▶ Exercise requirements:
Quote from the first line below through the line that contains "from matplotlib.colors import", both included, and leave the pictures out.

▶ Provided material:
——————————

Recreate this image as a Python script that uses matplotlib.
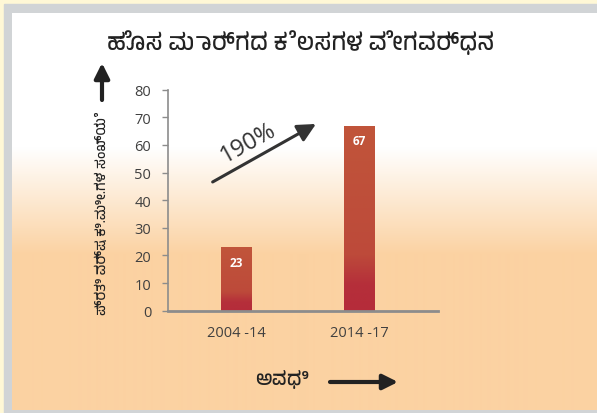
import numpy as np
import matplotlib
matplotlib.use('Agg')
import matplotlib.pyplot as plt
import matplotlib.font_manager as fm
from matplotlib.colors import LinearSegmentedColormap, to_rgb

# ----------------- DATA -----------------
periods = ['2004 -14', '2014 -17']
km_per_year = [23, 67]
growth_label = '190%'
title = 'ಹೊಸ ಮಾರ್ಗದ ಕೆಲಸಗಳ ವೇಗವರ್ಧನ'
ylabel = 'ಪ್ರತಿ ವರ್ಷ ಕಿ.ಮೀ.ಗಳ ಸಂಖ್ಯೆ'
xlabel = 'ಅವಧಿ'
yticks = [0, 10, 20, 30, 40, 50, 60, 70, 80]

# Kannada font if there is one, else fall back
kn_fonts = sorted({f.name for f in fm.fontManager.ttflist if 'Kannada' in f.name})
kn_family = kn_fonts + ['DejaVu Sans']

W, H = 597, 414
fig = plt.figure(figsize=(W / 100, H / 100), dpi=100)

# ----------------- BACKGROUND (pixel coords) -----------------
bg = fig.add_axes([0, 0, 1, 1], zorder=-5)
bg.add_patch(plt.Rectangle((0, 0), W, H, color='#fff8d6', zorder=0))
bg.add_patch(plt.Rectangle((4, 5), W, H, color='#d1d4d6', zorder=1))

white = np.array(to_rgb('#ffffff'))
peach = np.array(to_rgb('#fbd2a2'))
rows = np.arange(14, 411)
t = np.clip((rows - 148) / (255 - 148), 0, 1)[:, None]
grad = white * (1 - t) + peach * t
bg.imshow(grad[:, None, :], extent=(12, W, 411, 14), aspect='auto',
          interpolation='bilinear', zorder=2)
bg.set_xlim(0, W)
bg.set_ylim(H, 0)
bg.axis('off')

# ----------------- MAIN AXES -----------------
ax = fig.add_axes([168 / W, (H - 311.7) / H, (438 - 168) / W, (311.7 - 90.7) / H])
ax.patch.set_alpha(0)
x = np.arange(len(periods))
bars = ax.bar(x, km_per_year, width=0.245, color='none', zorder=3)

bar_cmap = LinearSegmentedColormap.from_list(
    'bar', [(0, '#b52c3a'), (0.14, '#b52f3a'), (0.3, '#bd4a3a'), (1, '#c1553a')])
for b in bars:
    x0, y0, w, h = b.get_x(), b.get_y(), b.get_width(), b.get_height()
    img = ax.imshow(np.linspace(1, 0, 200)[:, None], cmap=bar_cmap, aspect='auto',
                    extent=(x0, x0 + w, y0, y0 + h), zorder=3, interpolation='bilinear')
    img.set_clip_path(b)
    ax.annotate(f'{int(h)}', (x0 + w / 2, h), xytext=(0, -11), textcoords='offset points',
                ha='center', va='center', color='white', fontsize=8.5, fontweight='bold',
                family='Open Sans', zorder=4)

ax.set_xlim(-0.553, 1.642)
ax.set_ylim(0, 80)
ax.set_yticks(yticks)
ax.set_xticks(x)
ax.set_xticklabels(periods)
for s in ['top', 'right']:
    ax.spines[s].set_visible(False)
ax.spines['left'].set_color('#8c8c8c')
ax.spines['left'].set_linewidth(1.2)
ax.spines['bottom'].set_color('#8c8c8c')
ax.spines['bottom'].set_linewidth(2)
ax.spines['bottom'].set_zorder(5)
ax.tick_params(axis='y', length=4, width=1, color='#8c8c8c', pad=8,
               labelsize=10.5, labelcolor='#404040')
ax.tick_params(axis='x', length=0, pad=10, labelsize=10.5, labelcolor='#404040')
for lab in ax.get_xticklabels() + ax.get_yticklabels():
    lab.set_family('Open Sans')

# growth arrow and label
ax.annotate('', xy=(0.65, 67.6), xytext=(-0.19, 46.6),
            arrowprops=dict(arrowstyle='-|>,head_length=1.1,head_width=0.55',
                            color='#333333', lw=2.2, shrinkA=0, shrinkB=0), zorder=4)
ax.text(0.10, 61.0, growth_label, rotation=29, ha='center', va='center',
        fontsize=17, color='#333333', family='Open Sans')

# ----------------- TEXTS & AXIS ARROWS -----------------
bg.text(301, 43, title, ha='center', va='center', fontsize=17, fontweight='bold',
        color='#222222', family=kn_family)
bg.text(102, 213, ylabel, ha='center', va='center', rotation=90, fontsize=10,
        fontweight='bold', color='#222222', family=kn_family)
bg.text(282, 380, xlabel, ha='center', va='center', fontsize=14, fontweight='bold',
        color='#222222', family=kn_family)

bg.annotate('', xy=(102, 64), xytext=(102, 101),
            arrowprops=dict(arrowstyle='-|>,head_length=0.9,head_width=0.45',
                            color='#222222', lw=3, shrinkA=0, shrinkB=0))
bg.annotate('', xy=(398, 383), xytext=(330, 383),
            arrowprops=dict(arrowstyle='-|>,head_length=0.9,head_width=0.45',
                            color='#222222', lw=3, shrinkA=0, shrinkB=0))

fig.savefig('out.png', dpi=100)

——————————

▶ Reply:
Recreate this image as a Python script that uses matplotlib.
import numpy as np
import matplotlib
matplotlib.use('Agg')
import matplotlib.pyplot as plt
import matplotlib.font_manager as fm
from matplotlib.colors import LinearSegmentedColormap, to_rgb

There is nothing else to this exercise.